Abstract

In engineering ceramic grinding, the wheel wear states have an important influence on the processing efficiency and grinding quality. To address the difficulty of online monitoring of wheel wear states, a signal reconstruction method based on parameter-adaptive variational modal decomposition was proposed. Experiments on the entire life cycle of the grinding wheel were performed, and the wear states were classified based on the observed surface morphologies of the wheel and workpiece. Subsequently, acoustic emission signals were collected by nodes, and high correlation frequency bands were chosen and reconstructed. The signal features were extracted, and the wear states were identified based on a random forest optimization feature combination, finally.

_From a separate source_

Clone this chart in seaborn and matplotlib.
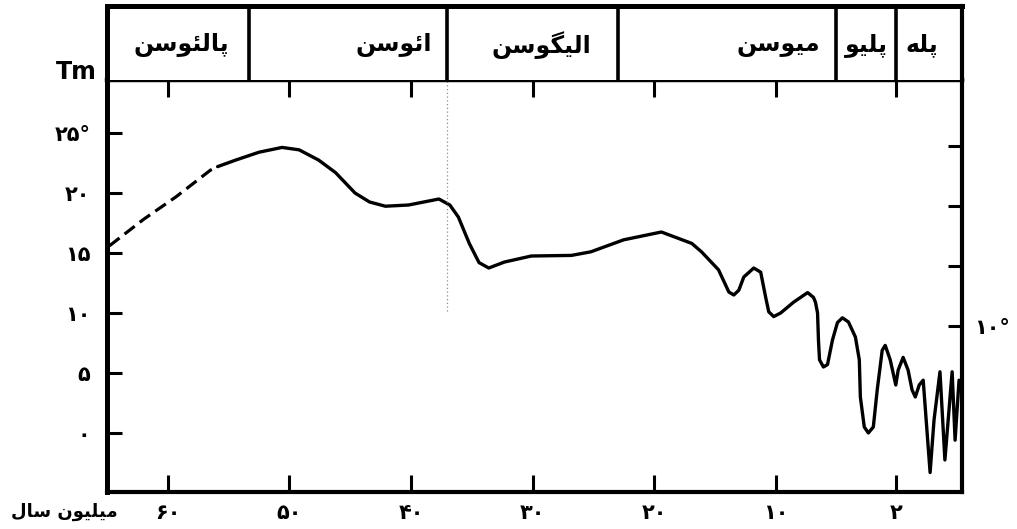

In this study, taking alumina ceramic as an example, eight groups of single-factor experiments were designed based on cumulative grinding depth to determine the optimal linear speed of the grinding wheel, worktable moving rate, and other process parameters. A total of 160 groups of AE signal samples were obtained. The results show that feature extraction by frequency bands can better reflect the changes in the grinding wheel wear states than the overall signal. In addition, optimization feature combinations based on the bands after decomposition, filtering, and reconstruction can divide and identify the various wear states more effectively. The comprehensive identification accuracy reached 90.6%. The accuracy of identifying the severe wear state reached 100%. Thus, the proposed method provides theoretical guidance for the practical industrial applications of online monitoring of wheel wear states.